Although neither Black Panther or Last Jedi leave us with any doubt about who we’re cheering for by the time the final battle comes along, I’d argue they go further than most blockbusters in allowing- possibly even encouraging- some moral deliberation on the part of the audience.

One of the major criticisms I’ve seen of the The Last Jedi was Luke’s bitterness towards the Jedi, but I found that to be one of the movie’s strengths (one negative review I saw was very upset the movie was implying the world couldn’t easily be divided into dark and light, so there’s that). Likewise, I’ve been reading some discussion over whether Killmonger was, in fact, right in Black Panther (a lot of it is linked to in this piece over at The Atlantic). 

I know these movies are plotted out well in advance of current events, but I can’t help but see them in light of a climate in which moral deliberation and personal responsibility seems to be increasingly at the fore of public conversation, and the idea of neutrality under increased interrogation. These films seem to want us to ask just because we’ve been told these things are good, are they? I also note that on and off-camera, these movies include more women and people of colour than past blockbusters, groups that may be used to seeing the worst parts of the ostensibly good people and institutions in power.

(I will also point out here, simply because I couldn’t work it in anywhere else but it feels relevant, that in the characters of Rey and Nakia, you have female characters recognizing the need for things to change without necessarily blowing everything else up to do so).
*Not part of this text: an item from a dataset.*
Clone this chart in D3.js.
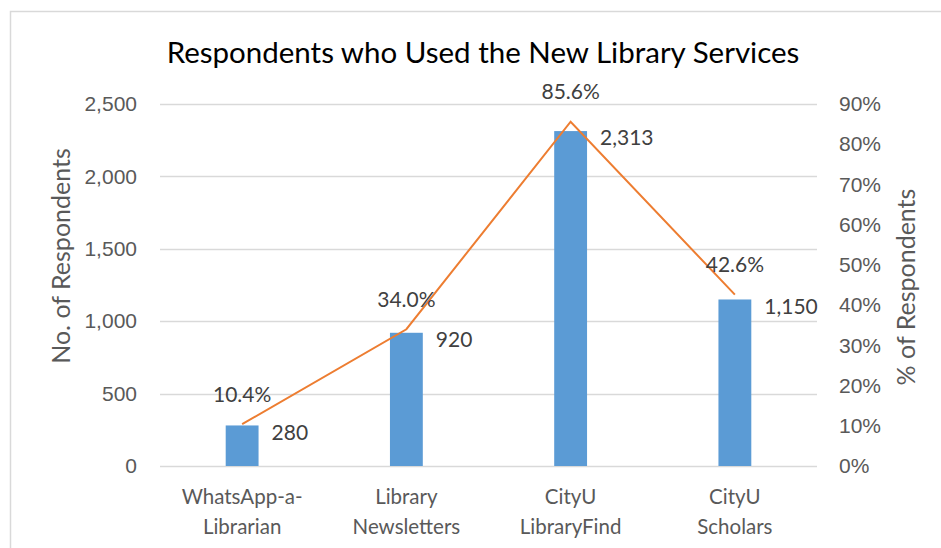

One of the threads in Black Panther that I’d like to see more of us is the aftermath of the major battle which pitted Wakandan against Wakandan. Some of the warriors chose to fight with Killmonger, loyal to the rules of the kingdom and the mantle of king. Others chose to break those rules in defence of what they believed to be the greater good. Both sides believed they were making the moral choice, and were prepared to kill the other for it. Neither side was entirely wrong. How do you come back from that?